On Wednesday, astronomers announced that they’d captured the world’s first image of a black hole — and the internet couldn’t handle it. No, we’re not talking about black hole Shrek memes or snarky opinion pieces about how this image of an object 55 million light-years away was “so blurry.” We’re talking about how the internet literally couldn’t handle the quantity of data collected by the eight telescopes across five continents that make up the Event Horizon Telescope experiment that captured this image of the black hole at the center of the galaxy Messier 87.
Instead, the massive quantity of data collected by the radio antennae had to be flown on airplanes to central data centers where it could be cleaned and analyzed. So in addition to being a massive achievement of human ingenuity and understanding, one that confirmed several theories about black holes, the M87 black hole image was also a Herculean feat of data storage and management.

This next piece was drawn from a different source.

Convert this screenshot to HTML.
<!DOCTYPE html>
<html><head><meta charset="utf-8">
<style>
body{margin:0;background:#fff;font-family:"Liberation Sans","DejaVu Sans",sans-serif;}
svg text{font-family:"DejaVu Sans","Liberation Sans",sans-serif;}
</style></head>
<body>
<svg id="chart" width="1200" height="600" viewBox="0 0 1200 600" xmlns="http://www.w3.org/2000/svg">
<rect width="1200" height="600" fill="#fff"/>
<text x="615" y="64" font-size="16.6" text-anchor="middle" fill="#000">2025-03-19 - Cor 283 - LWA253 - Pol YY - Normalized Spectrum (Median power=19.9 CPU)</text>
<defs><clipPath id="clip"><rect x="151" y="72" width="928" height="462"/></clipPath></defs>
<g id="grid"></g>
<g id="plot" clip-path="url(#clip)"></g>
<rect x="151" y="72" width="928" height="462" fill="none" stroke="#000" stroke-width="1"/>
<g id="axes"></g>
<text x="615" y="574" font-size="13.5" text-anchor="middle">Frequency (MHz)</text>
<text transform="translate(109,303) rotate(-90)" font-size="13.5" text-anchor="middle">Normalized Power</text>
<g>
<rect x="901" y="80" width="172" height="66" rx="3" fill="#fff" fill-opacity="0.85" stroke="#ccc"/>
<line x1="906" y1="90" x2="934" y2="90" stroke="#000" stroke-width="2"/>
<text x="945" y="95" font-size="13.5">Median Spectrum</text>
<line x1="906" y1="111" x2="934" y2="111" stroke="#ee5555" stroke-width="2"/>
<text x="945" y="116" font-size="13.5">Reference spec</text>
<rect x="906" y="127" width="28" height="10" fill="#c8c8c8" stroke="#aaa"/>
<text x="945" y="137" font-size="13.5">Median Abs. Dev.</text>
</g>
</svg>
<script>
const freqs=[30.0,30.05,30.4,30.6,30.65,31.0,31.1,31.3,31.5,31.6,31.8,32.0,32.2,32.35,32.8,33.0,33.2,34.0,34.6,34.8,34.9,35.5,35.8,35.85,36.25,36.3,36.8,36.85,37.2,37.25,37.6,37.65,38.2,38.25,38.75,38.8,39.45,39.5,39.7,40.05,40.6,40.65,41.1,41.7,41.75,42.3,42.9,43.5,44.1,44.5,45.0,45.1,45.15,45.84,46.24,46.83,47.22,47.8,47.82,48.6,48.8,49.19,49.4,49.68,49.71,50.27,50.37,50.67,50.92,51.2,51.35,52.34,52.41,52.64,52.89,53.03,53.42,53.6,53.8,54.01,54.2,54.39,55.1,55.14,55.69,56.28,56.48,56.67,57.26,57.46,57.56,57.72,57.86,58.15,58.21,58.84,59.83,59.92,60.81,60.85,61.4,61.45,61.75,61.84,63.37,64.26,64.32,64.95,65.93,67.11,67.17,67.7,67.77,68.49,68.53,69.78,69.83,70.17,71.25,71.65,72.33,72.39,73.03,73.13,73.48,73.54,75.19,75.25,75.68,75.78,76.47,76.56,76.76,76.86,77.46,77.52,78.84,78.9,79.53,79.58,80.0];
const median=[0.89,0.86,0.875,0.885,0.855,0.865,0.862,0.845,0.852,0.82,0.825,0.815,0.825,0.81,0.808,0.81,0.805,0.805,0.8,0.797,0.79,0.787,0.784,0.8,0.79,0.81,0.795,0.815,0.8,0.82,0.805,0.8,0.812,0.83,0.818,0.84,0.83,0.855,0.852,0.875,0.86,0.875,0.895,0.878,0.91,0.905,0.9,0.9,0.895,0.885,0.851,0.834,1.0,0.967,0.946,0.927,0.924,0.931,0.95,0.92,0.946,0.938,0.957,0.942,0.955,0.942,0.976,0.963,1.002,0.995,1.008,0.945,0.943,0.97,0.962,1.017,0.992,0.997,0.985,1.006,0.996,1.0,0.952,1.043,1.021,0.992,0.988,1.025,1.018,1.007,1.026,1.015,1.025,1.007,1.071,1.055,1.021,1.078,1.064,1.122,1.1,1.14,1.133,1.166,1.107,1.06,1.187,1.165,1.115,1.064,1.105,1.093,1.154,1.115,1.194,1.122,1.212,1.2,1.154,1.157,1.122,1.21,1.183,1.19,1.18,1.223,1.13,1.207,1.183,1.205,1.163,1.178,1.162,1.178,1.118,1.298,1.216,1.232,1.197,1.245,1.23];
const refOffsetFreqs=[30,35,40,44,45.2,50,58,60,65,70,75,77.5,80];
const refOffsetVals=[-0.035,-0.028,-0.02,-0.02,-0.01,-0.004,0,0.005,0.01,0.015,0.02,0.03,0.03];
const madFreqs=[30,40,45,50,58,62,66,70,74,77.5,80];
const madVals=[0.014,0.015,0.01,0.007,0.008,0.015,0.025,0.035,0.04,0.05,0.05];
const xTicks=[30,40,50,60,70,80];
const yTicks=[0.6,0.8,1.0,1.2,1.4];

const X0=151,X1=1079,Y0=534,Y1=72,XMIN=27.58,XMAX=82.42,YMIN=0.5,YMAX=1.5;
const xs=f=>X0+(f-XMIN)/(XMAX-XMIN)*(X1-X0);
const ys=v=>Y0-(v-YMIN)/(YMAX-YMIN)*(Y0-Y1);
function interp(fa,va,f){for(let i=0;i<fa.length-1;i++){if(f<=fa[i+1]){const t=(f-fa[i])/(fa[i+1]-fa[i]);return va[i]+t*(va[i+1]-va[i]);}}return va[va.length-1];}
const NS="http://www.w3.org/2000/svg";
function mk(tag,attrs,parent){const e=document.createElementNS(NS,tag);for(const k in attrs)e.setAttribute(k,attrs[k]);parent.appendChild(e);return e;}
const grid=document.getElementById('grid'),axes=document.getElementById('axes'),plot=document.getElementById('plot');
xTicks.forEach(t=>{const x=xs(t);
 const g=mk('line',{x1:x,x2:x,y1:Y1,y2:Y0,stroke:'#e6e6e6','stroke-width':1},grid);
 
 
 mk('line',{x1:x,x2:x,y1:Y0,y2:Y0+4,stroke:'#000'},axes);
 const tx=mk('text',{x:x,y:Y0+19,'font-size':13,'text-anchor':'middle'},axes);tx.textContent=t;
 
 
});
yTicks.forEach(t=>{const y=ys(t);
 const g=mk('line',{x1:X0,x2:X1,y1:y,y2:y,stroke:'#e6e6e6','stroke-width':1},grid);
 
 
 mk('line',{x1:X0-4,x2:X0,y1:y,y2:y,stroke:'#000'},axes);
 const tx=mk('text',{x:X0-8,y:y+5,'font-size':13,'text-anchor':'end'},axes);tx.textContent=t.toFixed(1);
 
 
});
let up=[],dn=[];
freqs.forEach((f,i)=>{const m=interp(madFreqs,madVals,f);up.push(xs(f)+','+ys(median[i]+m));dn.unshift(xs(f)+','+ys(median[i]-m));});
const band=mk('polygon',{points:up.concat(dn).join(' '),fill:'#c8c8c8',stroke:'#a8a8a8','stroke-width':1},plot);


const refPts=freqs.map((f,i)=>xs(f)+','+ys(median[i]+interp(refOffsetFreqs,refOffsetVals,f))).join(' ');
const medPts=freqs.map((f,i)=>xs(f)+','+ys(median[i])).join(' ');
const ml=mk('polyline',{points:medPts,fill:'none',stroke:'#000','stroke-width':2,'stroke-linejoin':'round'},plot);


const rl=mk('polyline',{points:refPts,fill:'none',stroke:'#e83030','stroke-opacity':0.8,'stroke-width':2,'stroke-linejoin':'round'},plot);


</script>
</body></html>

Over seven days in April 2017, the EHT experiment turned all eight telescopes toward M87. Synchronized by custom-made atomic clocks, they all started collecting the incoming radio signals from the distant black hole and logging the data on super-fast data recorders that had been built for this very task.
"There’s no internet that can compete with 5 petabytes of data on a plane."
“We had 5 petabytes of data recorded,” Dan Marrone, Ph.D., an associate professor of astronomy at the University of Arizona who specialized in data storage for the EHT experiment, told reporters on Wednesday.
“It amounts to more than half a ton of hard drives. Five petabytes is a lot of data: It’s equivalent to 5,000 years of MP3 files.”
Here’s why and how this one picture required the data equivalent of 1.39 billion copies of “Old Town Road” by Lil Nas X.
Eight Synchronized Telescopes
The EHT experiment employed a technique called very long baseline interferometry, which used the eight simultaneously recording telescopes to essentially turn the Earth into a single, rotating telescope dish. Each of these telescopes recorded raw incoming radio signals as tons of data.
In other words, it’s like if eight people took videos of the same far-away phenomenon from different angles, then put all of their videos together to make one really clear video. In this scenario, though, the object was really far away, and the telescopes were really far apart.
The advantage of this long baseline between telescopes is that the rotation of the Earth gave scientists shots of the black hole from eight simultaneous angles.
Cleaning the Data
Once all 1,000 pounds of hard drives were filled with these 5 petabytes of raw data, they were loaded onto airplanes and flown to two centralized “correlators,” located in Massachusetts and Germany.
“The fastest way to do that is not over the internet, it’s actually to put them on planes,” said Marrone. “There’s no internet that can compete with 5 petabytes of data on a plane.”
Adding to this challenge, the scientists had to wait until summer to send the hard drives from the South Pole Telescope, as the images were captured during Antarctica’s winter.
The correlators then began the job of syncing up all the data from the telescopes with each other. This means that supercomputers took all the raw observational data collected by the telescopes and used the atomic clock information to line them all up with one another, creating a seamless record of the wavefront of light from the black hole as it reached Earth.
Exchanging Tools With Silicon Valley
Chi-Kwan Chan, Ph.D., a computational astrophysicist at the University of Arizona who dealt with computation for the M87 imaging project, tells Inverse that once the correlators had cleaned the data, the task then got a lot more granular.
“After that step, people usually just use a work station and do the computations on them,” he says. “But the contribution I made was I brought cloud computing technology into the collaboration so we could launch many powerful virtual machines in the cloud to do data analysis and accelerate it.”
Chan and his team developed this software, which helped the EHT team clean the data even further to create the final, composite image, which is just a few hundred kilobytes. He’s hopeful that the tech industry will be able to use this software for network architecture in the future.
“In that sense we’re also giving back to society,” he says.
Notably, the University of Arizona’s computers that Chan and his team have used to run black hole simulations are based on graphics processing units, which are computationally very powerful. These are the same graphics cards that have come under extremely high demand as they’ve become popular among cryptocurrency miners. So just as the black hole project created software that will persist for others to use, it also took cues from a vastly different field of computer science, all in the name of discovery.
Ironically, Chan’s team used these powerful GPUs to simulate so many black holes in advance of the M87 observation, they already knew what to expect from the real black hole.
“We created a huge library of black hole images,” he says. “Because we saw so many of them and saw so many possibilities, we were not surprised when we saw the real one.”